Conducting Survey Research on Refugee Populations. Methodological and Ethical Challenges.

Wednesday, 18 July 2018: 16:30
Oral Presentation
Theoni STATHOPOULOU, National Centre for Social Research- EKKE, Greece
From 2015 onwards Europe has witnessed a massive population movement mainly from conflict and war areas, the largest after the Second World War. From August to December 2015, Greece, only, as the main gate to Europe, had been receiving more than 100.000 persons per month, including unaccompanied children and adolescents. Conducting research in such emergency settings is highly challenging in terms of survey design, collection modes, sampling strategies and the design of culturally informed questionnaires.
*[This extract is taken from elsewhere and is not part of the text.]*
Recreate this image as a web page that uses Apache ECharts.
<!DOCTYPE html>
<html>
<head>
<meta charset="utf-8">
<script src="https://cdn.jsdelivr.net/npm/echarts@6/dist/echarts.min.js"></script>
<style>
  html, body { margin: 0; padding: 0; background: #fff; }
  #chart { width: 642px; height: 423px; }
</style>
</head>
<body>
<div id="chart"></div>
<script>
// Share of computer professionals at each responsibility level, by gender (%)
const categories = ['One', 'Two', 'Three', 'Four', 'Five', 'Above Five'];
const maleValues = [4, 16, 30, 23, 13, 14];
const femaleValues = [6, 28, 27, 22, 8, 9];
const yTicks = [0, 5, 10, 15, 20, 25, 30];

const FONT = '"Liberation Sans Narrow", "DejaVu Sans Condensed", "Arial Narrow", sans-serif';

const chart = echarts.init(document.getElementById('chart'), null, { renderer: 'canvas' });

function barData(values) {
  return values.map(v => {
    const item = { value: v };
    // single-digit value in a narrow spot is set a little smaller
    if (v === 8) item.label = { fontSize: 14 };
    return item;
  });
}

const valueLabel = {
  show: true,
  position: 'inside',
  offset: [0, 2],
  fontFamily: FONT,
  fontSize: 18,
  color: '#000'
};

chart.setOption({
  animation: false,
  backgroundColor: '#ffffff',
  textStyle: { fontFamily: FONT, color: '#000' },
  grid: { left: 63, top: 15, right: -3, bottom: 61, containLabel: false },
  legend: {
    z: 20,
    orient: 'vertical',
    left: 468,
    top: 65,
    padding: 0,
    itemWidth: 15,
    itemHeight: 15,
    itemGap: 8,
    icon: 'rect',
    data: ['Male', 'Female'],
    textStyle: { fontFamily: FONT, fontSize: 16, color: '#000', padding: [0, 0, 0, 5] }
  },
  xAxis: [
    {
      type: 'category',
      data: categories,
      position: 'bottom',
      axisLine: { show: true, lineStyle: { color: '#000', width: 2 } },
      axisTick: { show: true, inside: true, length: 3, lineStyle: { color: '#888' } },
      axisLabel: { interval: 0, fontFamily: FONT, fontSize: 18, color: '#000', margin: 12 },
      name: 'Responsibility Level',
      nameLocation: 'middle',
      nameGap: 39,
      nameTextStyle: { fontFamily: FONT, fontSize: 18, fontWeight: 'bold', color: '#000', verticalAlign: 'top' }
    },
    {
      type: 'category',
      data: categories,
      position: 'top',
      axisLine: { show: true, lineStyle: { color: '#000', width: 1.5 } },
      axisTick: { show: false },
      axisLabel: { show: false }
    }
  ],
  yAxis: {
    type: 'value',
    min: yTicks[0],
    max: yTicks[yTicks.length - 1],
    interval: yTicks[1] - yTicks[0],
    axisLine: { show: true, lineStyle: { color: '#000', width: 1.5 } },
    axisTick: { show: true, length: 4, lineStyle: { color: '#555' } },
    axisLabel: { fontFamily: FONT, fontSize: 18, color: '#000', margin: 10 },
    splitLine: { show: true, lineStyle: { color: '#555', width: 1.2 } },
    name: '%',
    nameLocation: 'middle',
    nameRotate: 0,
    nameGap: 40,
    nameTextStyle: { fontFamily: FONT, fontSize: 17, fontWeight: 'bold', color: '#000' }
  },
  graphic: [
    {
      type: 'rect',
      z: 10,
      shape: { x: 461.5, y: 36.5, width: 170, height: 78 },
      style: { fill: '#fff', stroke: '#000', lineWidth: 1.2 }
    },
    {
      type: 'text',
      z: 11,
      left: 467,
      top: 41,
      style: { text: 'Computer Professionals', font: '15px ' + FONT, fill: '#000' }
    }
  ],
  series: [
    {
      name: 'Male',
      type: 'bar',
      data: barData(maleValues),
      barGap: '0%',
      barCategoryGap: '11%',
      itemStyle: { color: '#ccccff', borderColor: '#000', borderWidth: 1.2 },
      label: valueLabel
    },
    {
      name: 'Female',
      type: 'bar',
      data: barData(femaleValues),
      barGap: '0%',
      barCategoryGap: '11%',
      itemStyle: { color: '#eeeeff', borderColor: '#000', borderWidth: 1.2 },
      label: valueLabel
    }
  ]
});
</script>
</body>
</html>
In addition, the vulnerability of the highly traumatized refugee population raises ethical concerns during the several stages of survey design and fieldwork operations.

The paper addresses these challenges based on the findings of the “REHEAL” survey, the first ever conducted in Greece by the National Centre for Social Research, in six refugee camps across the country during the early phase of accommodating the massive inflows of refugees in the summer of 2016 as well as the results of a pilot study (REHEAL-UAM) on unaccompanied minors during the same period.
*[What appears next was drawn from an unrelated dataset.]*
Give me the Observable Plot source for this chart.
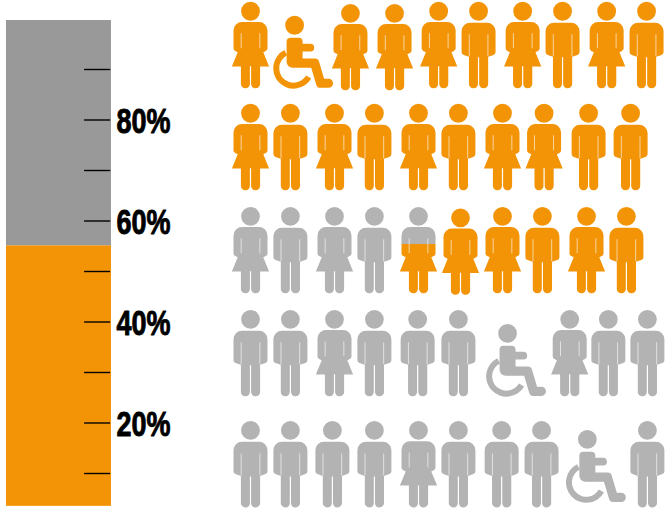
<!DOCTYPE html>
<html>
<head>
<meta charset="utf-8">
<style>html,body{margin:0;padding:0;background:#fff}svg{display:block}</style>
<script src="https://cdn.jsdelivr.net/npm/d3@7"></script>
<script src="https://cdn.jsdelivr.net/npm/@observablehq/plot@0.6"></script>
</head>
<body>
<div id="chart"></div>
<script>
// --- data ---
const barEdges = [3.5, 55.1, 99.7];          // percent: orange from first to second, grey from second to third
const barNames = ["filled", "rest"];
const barSpan = [-5.81, -3.31];              // x extent, in figure-slot units
const majorTicks = [20, 40, 60, 80];
const allTicks = [10, 20, 30, 40, 50, 60, 70, 80, 90];
const tickLabels = ["20%", "40%", "60%", "80%"];
const tickSpan = [-3.95, -3.33];
const labelSlot = -3.19;

const rowKinds = [
  ["W","C","W","W","W","M","W","M","W","M"],
  ["W","M","W","M","W","M","W","W","M","M"],
  ["W","M","W","M","W","W","W","M","W","M"],
  ["M","M","W","M","M","M","C","W","M","M"],
  ["M","M","M","M","W","M","M","M","C","M"]
];
const rowSlots = [
  [0, 1.05, 2.38, 3.43, 4.48, 5.43, 6.48, 7.43, 8.48, 9.43],
  [0, 0.95, 2, 2.95, 4, 4.95, 6, 6.99, 8.05, 9.05],
  [0, 0.95, 2, 2.95, 4, 5, 6, 6.95, 8, 8.95],
  [0, 0.95, 2, 2.95, 3.98, 4.95, 6.12, 7.6, 8.52, 9.45],
  [0, 0.95, 1.95, 2.95, 4, 4.95, 5.98, 6.93, 8.02, 9.45]
];
const rowLevels = [
  [94.8, 94.8, 94.4, 94.4, 94.8, 94.8, 94.8, 94.8, 94.8, 94.8],
  [74.6, 74.6, 74.6, 74.6, 74.6, 74.6, 74.6, 74.6, 74.6, 74.6],
  [54.2, 54.2, 54.2, 54.2, 54.2, 53.9, 54.2, 54.2, 54.2, 54.2],
  [33.8, 33.8, 33.8, 33.8, 33.8, 33.8, 33.8, 33.8, 33.8, 33.8],
  [11.8, 11.8, 11.8, 11.8, 11.8, 11.8, 11.8, 11.8, 12.8, 11.8]
];
const rowStatus = [
  Array(10).fill("on"),
  Array(10).fill("on"),
  ["off","off","off","off","split","on","on","on","on","on"],
  Array(10).fill("off"),
  Array(10).fill("off")
];
const splitShare = 0.43;   // part of the split figure, from the top, that stays grey

const ORANGE = "#f39407", GREY_BAR = "#999999", GREY_FIG = "#b3b3b3";

const figures = rowKinds.flatMap((kinds, r) => kinds.map((kind, c) => ({
  kind, slot: rowSlots[r][c], level: rowLevels[r][c], status: rowStatus[r][c]
})));
const barSegments = barNames.map((name, i) => ({name, y1: barEdges[i], y2: barEdges[i + 1]}));

// --- glyphs as custom Plot symbols (origin: figure middle, 34 below the head centre) ---
const OY = -34;
function poly(ctx, k, pts) {
  const n = pts.length;
  const P = i => pts[(i + n) % n];
  const a = P(n - 1), b = P(0);
  ctx.moveTo(k * (a[0] + b[0]) / 2, k * ((a[1] + b[1]) / 2 + OY));
  for (let i = 0; i < n; i++) {
    const p = P(i), q = P(i + 1), r = p[2] || 0;
    if (r) ctx.arcTo(k * p[0], k * (p[1] + OY), k * q[0], k * (q[1] + OY), k * r);
    else ctx.lineTo(k * p[0], k * (p[1] + OY));
  }
  ctx.closePath();
}
function head(ctx, k, dy) {
  ctx.moveTo(k * 9.4, k * (dy + OY));
  ctx.arc(0, k * (dy + OY), k * 9.4, 0, 2 * Math.PI);
  ctx.closePath();
}
function slit(ctx, k, x, y0, y1) {
  const w = 0.3;
  ctx.moveTo(k * (x - w), k * (y0 + OY));
  ctx.lineTo(k * (x - w), k * (y1 + OY));
  ctx.lineTo(k * (x + w), k * (y1 + OY));
  ctx.lineTo(k * (x + w), k * (y0 + OY));
  ctx.closePath();
}
const man = {draw(ctx, size) {
  const k = Math.sqrt(size / Math.PI);
  head(ctx, k, 0);
  poly(ctx, k, [
    [-17, 11.4, 8.5], [17, 11.4, 8.5], [17, 43, 3], [9.6, 45.5],
    [9.6, 77, 4.4], [0.6, 77, 4.2], [0.6, 46], [-0.6, 46], [-0.6, 77, 4.2], [-9.6, 77, 4.4],
    [-9.6, 45.5], [-17, 43, 3]
  ]);
  slit(ctx, k, -9.4, 23, 45); slit(ctx, k, 9.4, 23, 45);
}};
const woman = {draw(ctx, size) {
  const k = Math.sqrt(size / Math.PI);
  head(ctx, k, 0);
  poly(ctx, k, [
    [-17, 10.8, 8.5], [17, 10.8, 8.5], [17, 39, 3], [12.8, 41], [18.6, 55.2], [9.6, 55.2],
    [9.6, 77, 4.4], [0.6, 77, 4.2], [0.6, 55], [-0.6, 55], [-0.6, 77, 4.2], [-9.6, 77, 4.4],
    [-9.6, 55.2], [-18.6, 55.2], [-12.8, 41], [-17, 39, 3]
  ]);
  slit(ctx, k, -9.4, 22, 37); slit(ctx, k, 9.4, 22, 37);
}};
const chair = {draw(ctx, size) {
  const k = Math.sqrt(size / Math.PI), D = 14;
  head(ctx, k, D);
  poly(ctx, k, [
    [-8, 12.4 + D, 4], [8, 12.4 + D, 4], [8, 18.4 + D], [19.6, 18.4 + D, 3.8], [19.6, 26.2 + D, 3.8],
    [8, 26.2 + D], [8, 33.2 + D], [23.5, 33.2 + D, 4], [29.5, 53.4 + D], [38.4, 53.4 + D, 4.4],
    [38.4, 62.6 + D, 4.4], [22.6, 62.6 + D, 4], [16.6, 42.4 + D], [-8, 42.4 + D, 6]
  ]);
  const cx = -1, cy = 43 + D, a0 = -117 * Math.PI / 180, a1 = 30 * Math.PI / 180;
  ctx.moveTo(k * (cx + 20.4 * Math.cos(a0)), k * (cy + OY + 20.4 * Math.sin(a0)));
  ctx.arc(k * cx, k * (cy + OY), k * 20.4, a0, a1, true);
  ctx.lineTo(k * (cx + 14.4 * Math.cos(a1)), k * (cy + OY + 14.4 * Math.sin(a1)));
  ctx.arc(k * cx, k * (cy + OY), k * 14.4, a1, a0, false);
  ctx.closePath();
}};
const glyphs = {M: man, W: woman, C: chair};

const gradient = () => {
  const defs = d3.create("svg:defs");
  const g = defs.append("linearGradient").attr("id", "split")
    .attr("x1", 0).attr("y1", 0).attr("x2", 0).attr("y2", 1);
  [[0, GREY_FIG], [splitShare, GREY_FIG], [splitShare, ORANGE], [1, ORANGE]].forEach(([o, c]) =>
    g.append("stop").attr("offset", o).attr("stop-color", c));
  return defs.node();
};

const chart = Plot.plot({
  width: 671,
  height: 508,
  margin: 0,
  style: {background: "#fff"},
  x: {domain: [0, 10], range: [250, 670], axis: null},
  y: {domain: [0, 100], range: [523.5, 18.5], axis: null},
  color: {type: "ordinal", domain: ["off", "on", "split"], range: [GREY_FIG, ORANGE, "url(#split)"]},
  marks: [
    gradient,
    Plot.rect(barSegments, {
      x1: () => barSpan[0], x2: () => barSpan[1], y1: "y1", y2: "y2",
      fill: d => d.name === "filled" ? ORANGE : GREY_BAR
    }),
    Plot.ruleY(allTicks, {y: d => d, x1: () => tickSpan[0], x2: () => tickSpan[1], stroke: "#000", strokeWidth: 1.4}),
    Plot.text(majorTicks, {
      x: () => labelSlot, y: d => d, text: (d, i) => tickLabels[i],
      textAnchor: "start", dy: 1.5,
      fontFamily: "'Liberation Sans',sans-serif",
      fontWeight: 700, fontSize: 35, fill: "#000", stroke: "#000", strokeWidth: 0.9
    }),
    ...Object.keys(glyphs).map(kind =>
      Plot.dot(figures.filter(f => f.kind === kind), {
        x: "slot", y: "level", r: 1, symbol: glyphs[kind], fill: "status", stroke: "none"
      })
    )
  ]
});
// condensed look of the labels: no narrow bold face is installed
d3.select(chart).selectAll("text")
  .attr("textLength", 54)
  .attr("lengthAdjust", "spacingAndGlyphs");
document.getElementById("chart").append(chart);
</script>
</body>
</html>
The main goal of the survey was to examine the reasons for fleeing the homeland, evaluation of living conditions in Greece, as well as self-reported health status, health care needs, and discriminative and traumatic experiences of the refugee population residing in the selected camps. REHEAL-UaM was conducted in the shelters of greater Athens area in Greece, with the use of adolescent depression scales and a questionnaire designed specifically for the pilot by the HRT (Harvard Program in Refugee Trauma).